NOTE: There is not a single cause to be pinpointed for the hole-in-the-head infection. So when you are unsure whether it’s poor nutrition, water quality, or Hexamita parasite, the best and probably the most optimal route is to treat all potential conditions.
Can Carbon In The Filter Cause Hole In The Head?
No scientific studies or evidence prove the presence of carbon as a causative factor for hole-in-the-head disease.
However, several cases have been reported where carbon is found in the filtration system when fish develop the disease.
Now, you may say, just because the carbon was present in the tank doesn’t mean it actually caused the hole in the head. And rightfully so, it doesn’t make any logical sense.
But in many cases, the disease went away when the carbon was removed. In pursuit of the truth, to see whether it is really the cause – when the carbon was brought back, so did the hole in the head disease.
We found that the occurrence of the aforementioned events can be due to carbon removing vital trace elements and micronutrients from the water.

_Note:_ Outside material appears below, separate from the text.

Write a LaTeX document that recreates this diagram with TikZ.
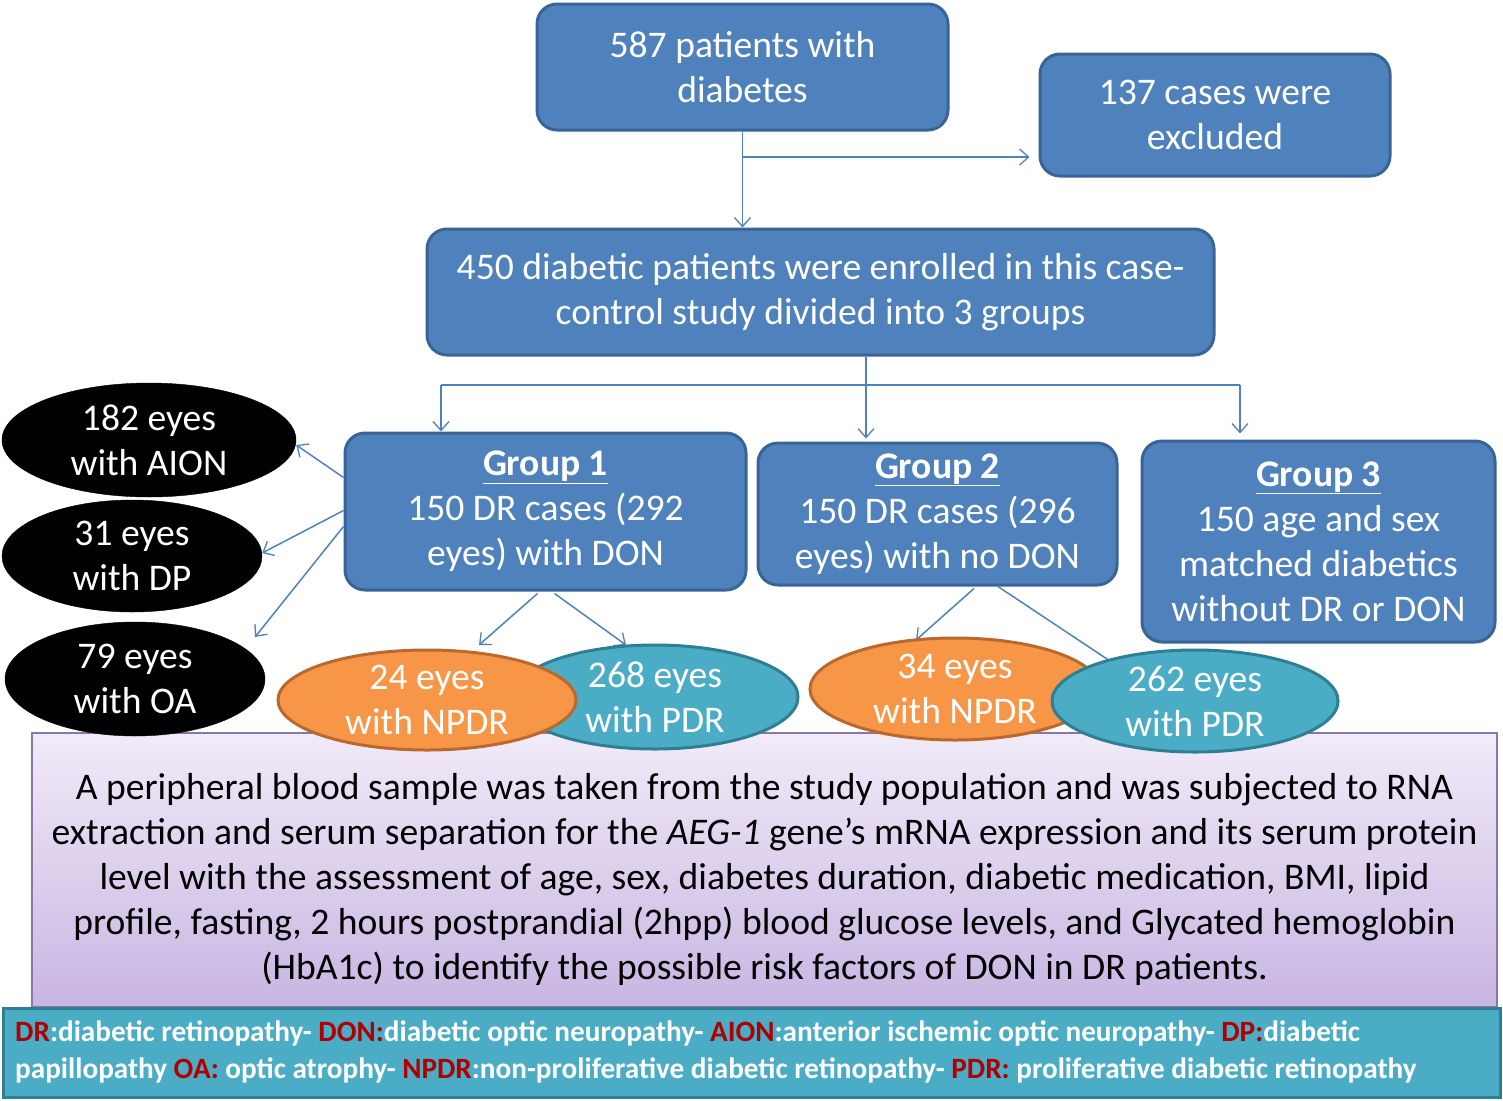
\documentclass[tikz,border=0pt]{standalone}
\usepackage{fontspec}
\setmainfont{Carlito}
\newfontfamily\legendfont[FakeStretch=0.99]{Carlito}
\usetikzlibrary{shapes.geometric,arrows.meta}
\definecolor{bluefill}{HTML}{4F81BD}
\definecolor{blueborder}{HTML}{3A6496}
\definecolor{orangefill}{HTML}{F79646}
\definecolor{orangeborder}{HTML}{B9692E}
\definecolor{tealfill}{HTML}{4BACC6}
\definecolor{tealborder}{HTML}{2F7E93}
\definecolor{purpletop}{HTML}{F1EBF8}
\definecolor{purplebot}{HTML}{C8B5E2}
\definecolor{purpleborder}{HTML}{8B76A8}
\definecolor{legred}{HTML}{B00000}
\newcommand{\mainsz}{\fontsize{37.6}{45}\selectfont}
\begin{document}
\begin{tikzpicture}[x=1pt,y=-1pt,
  bbox/.style={draw=blueborder, line width=3pt, fill=bluefill, rounded corners=20pt,
    text=white, font=\mainsz, align=center, inner sep=0pt},
  blackell/.style={ellipse, fill=black, draw=black, text=white, font=\mainsz,
    align=center, inner sep=0pt},
  orangeell/.style={ellipse, fill=orangefill, draw=orangeborder, line width=3pt,
    text=white, font=\mainsz, align=center, inner sep=0pt},
  tealell/.style={ellipse, fill=tealfill, draw=tealborder, line width=3pt,
    text=white, font=\mainsz, align=center, inner sep=0pt},
  conn/.style={draw=bluefill, line width=1.5pt},
  arr/.style={conn, -{Straight Barb[length=9pt,width=16pt,line width=1.3pt]}},
  legline/.style={anchor=west, inner sep=0pt, text=white,
    font=\legendfont\bfseries\fontsize{29.5}{34}\selectfont}
]
\useasboundingbox (0,0) rectangle (1503,1100);
\fill[white] (0,0) rectangle (1503,1100);

% purple description box
\node[draw=purpleborder, line width=1.2pt, top color=purpletop, bottom color=purplebot,
  minimum width=1465pt, minimum height=274pt, inner sep=0pt] (desc) at (764.5,870) {};
\node[font=\mainsz, align=center, text=black] (desctext) at (764.5,879) {%
A peripheral blood sample was taken from the study population and was subjected to RNA\\
extraction and serum separation for the \textit{AEG-1} gene's mRNA expression and its serum protein\\
level with the assessment of age, sex, diabetes duration, diabetic medication, BMI, lipid\\
profile, fasting, 2 hours postprandial (2hpp) blood glucose levels, and Glycated hemoglobin\\
(HbA1c) to identify the possible risk factors of DON in DR patients.};

% legend box
\node[draw=tealborder, line width=3pt, fill=tealfill, minimum width=1497pt,
  minimum height=89pt, inner sep=0pt] (legend) at (751.5,1052.5) {};
\node[legline] (leg1) at (15,1033) {\textcolor{legred}{DR}:diabetic retinopathy- \textcolor{legred}{DON:}diabetic optic neuropathy- \textcolor{legred}{AION}:anterior ischemic optic neuropathy- \textcolor{legred}{DP:}diabetic};
\node[legline] (leg2) at (15,1070) {papillopathy \textcolor{legred}{OA:} optic atrophy- \textcolor{legred}{NPDR}:non-proliferative diabetic retinopathy- \textcolor{legred}{PDR:} proliferative diabetic retinopathy};

% boxes
\node[bbox, minimum width=411pt, minimum height=126pt] (A) at (742.5,67) {587 patients with\\diabetes};
\node[bbox, minimum width=350pt, minimum height=122pt] (B) at (1215,115) {137 cases were\\excluded};
\node[bbox, minimum width=787pt, minimum height=126pt] (C) at (820.5,292) {450 diabetic patients were enrolled in this case-\\control study divided into 3 groups};
\node[bbox, minimum width=401pt, minimum height=157pt] (G1) at (545.5,511.5) {\textbf{\underline{Group 1}}\\150 DR cases (292\\eyes) with DON};
\node[bbox, minimum width=359pt, minimum height=142pt] (G2) at (937.5,514) {\textbf{\underline{Group 2}}\\150 DR cases (296\\eyes) with no DON};
\node[bbox, minimum width=353pt, minimum height=201pt] (G3) at (1318.5,541.5) {\textbf{\underline{Group 3}}\\150 age and sex\\matched diabetics\\without DR or DON};

% connectors top
\coordinate (branch) at (743,157);
\draw[arr] (A.south) -- (A.south |- C.north);
\draw[arr, shorten >=9pt] (branch) -- (branch -| B.west);
\coordinate (split) at (866,385);
\draw[conn] (split |- C.south) -- (split);
\draw[conn] ([shift={(-104.5,0)}]G1.north |- split) -- ([shift={(-78.5,0)}]G3.north |- split);
\draw[arr] ([shift={(-104.5,0)}]G1.north |- split) -- ([shift={(-104.5,0)}]G1.north);
\draw[arr, shorten >=3pt] (split) -- ([shift={(-71.5,0)}]G2.north);
\draw[arr, shorten >=6pt] ([shift={(-78.5,0)}]G3.north |- split) -- ([shift={(-78.5,0)}]G3.north);

% ellipses (black)
\node[blackell, minimum width=294pt, minimum height=114pt] (AION) at (149,440) {182 eyes\\with AION};
\node[blackell, minimum width=260pt, minimum height=112pt] (DP) at (132,556) {31 eyes\\with DP};
\node[blackell, minimum width=260pt, minimum height=114pt] (OA) at (135,679) {79 eyes\\with OA};

% connectors to black ellipses
\draw[arr] ([shift={(0,-34)}]G1.west) -- ([shift={(0,5)}]AION.east);
\draw[arr] ([shift={(0,-1)}]G1.west) -- ([shift={(0,-3)}]DP.east);
\draw[arr] ([shift={(0,15)}]G1.west) -- ([shift={(120,-42)}]OA.center);

% connectors to lower ellipses
\coordinate (o24c) at (427,700);
\coordinate (t268c) at (655,697);
\coordinate (o34c) at (955,689);
\coordinate (t262c) at (1195,701);
\draw[arr] ([shift={(-8,2)}]G1.south) -- ([shift={(52,-55)}]o24c);
\draw[arr] ([shift={(9,2)}]G1.south) -- ([shift={(-29,-52)}]t268c);
\draw[arr] ([shift={(36.5,2)}]G2.south) -- ([shift={(-39,-49)}]o34c);
\draw[arr] ([shift={(60.5,0)}]G2.south) -- ([shift={(-70,-30)}]t262c);

% lower ellipses
\node[tealell, minimum width=286pt, minimum height=104pt] (T268) at (t268c) {268 eyes\\with PDR};
\node[orangeell, minimum width=298pt, minimum height=100pt] (O24) at (o24c) {24 eyes\\with NPDR};
\node[orangeell, minimum width=290pt, minimum height=102pt] (O34) at (o34c) {34 eyes\\with NPDR};
\node[tealell, minimum width=286pt, minimum height=102pt] (T262) at (t262c) {262 eyes\\with PDR};
\end{tikzpicture}
\end{document}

It seems somewhat similar to how a poor diet (or a lack of vital nutrients) can stress the fish’s immune system and lead to holes in the head or head and lateral line erosion.
How To Prevent Hole In The Head Disease In Betta Fish?
Bettas (and all fish) have an inherent ability to fight off and resist diseases to a certain extent. It’s only when they are stressed their immune system gets suppressed, allowing the pathogens to take hold.
So the first step to prevent the hole in the head or any other fish disease is to work on reducing the environmental stressors.
- Maintain optimal quality water in your aquarium, which is to keep the water toxin-free. This can be achieved by adequate filtration and regular water changes.
- Provide your bettas with the best diet you can. You can’t compromise with the nutritional requirements as it weakens their immune systems, making the tiny aquatic creatures an easy victim to hole in the head and various other diseases.
- Bettas are hardy fish, but temperature fluctuations can stress them out.
- Under no circumstances should aquariums be overcrowded and have incompatible tank mates.
Can Bettas Fully Recover From Hole In The Head?
HITH is not fatal and is easily treatable. However, if your betta has developed severe lesions, it may leave a scar, such as your fish may not regain its original color around the infected area.
This is why early detection and prompt intervention is the key. It keeps the disease from progressing, thus reducing the damage.
Providing attentive care, appropriate treatment, and a stress-free environment greatly enhances the betta’s chances of completely recovering from hole in the head disease.
During the recovery period, monitoring the betta’s progress is essential. If the fish shows signs of improvement, such as a reduction in lesion size or a boost in appetite and activity, it indicates a positive response to treatment.
However, if there is no improvement or the condition worsens, it is an indication that you have misdiagnosed the disease. In this case, consulting a veterinarian is suggested.
So that is it for this article. We hope the information shared here sufficiently educated you on the hole-in-the-head disease and head and lateral line erosion in betta fish.
Remember, HITH and HLLE is not prevalent in bettas. If you see small pin-sized holes around your betta’s head, it is likely to be sensory pores, especially when there are no signs of illness, such as food refusal, subdued coloration, and lethargic behavior.